Last Friday, the ceramics studio I belong to participated in Madison’s twice-a-year “Gallery Night,” where studios and shops throughout the city host artists and their work. About 7 Midwest Clay Project members participated. We covered the large work tables with brown paper, and I had about half a table to display my pieces. I had so much work that I ended up placing a dozen pieces on another table. You can see from the photo a shelf that the studio provided, and I brought along an old peach crate that I added shelves to, where I displayed cups and mugs. I also had homemade business cards available with my website and email, and a sheet of information about Potters for Peace, to which I donate 10% of all my ceramic sales.
This was my very first ceramics show and sale. My only other art show was long ago – a solo painting show when I graduated college. Although I hoped to sell at least one piece at Gallery Night, I went into it figuring I wouldn’t sell anything. I’d heard from past participants that it wasn’t a big sales night – that most people only browse. So mostly I hoped to learn about setting up a display and hosting a gallery night. It was the first warm night of the year in Madison, Wisconsin, and the studio was crowded practically all night. And I sold about 10 pieces!
What I learned:
- Seeing all my work together was interesting. Most of the pieces I make are decorated – either carved or slip inlay or trailing slip or colored shapes. That tells me that I enjoy the decorating or design process of ceramics.

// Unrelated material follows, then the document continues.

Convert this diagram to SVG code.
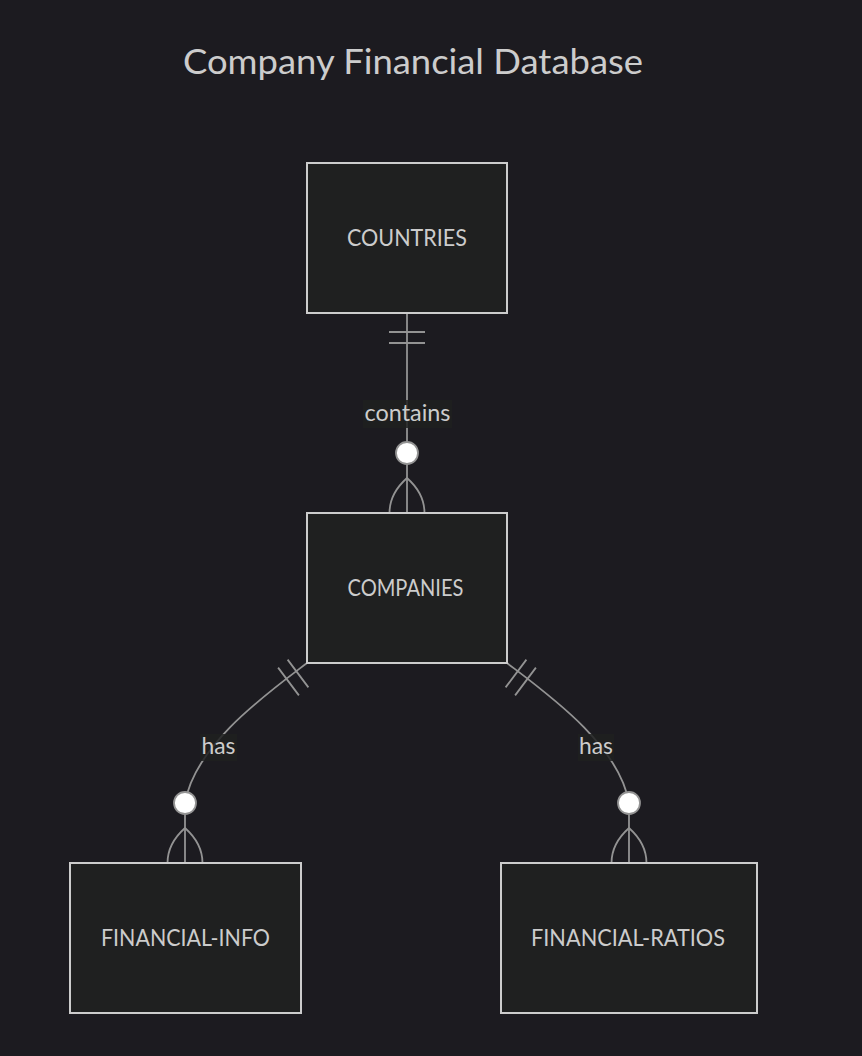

- People like to pick up and touch the pieces. Selling my work via my website might not be the best venue. Although I attempt to show pictures from all angles and describe the pieces clearly on my site, the physicality or tactile quality one gets from actually picking up and feeling the pieces is important.
- It takes a lot of work to participate in a show. Cleaning, adding price tags, wrapping carefully, hauling heavy boxes to the car and then in to the gallery, unwrapping, displaying, schmoozing and dragging out the (normally hidden) extrovert Rachel, and then wrapping and hauling most of the pieces back home.
- People like free food and wine!
- Potters are great folks to hang out with! Most of the participating members stayed throughout the night, and several other members stopped in and hung out for awhile. It was a great night!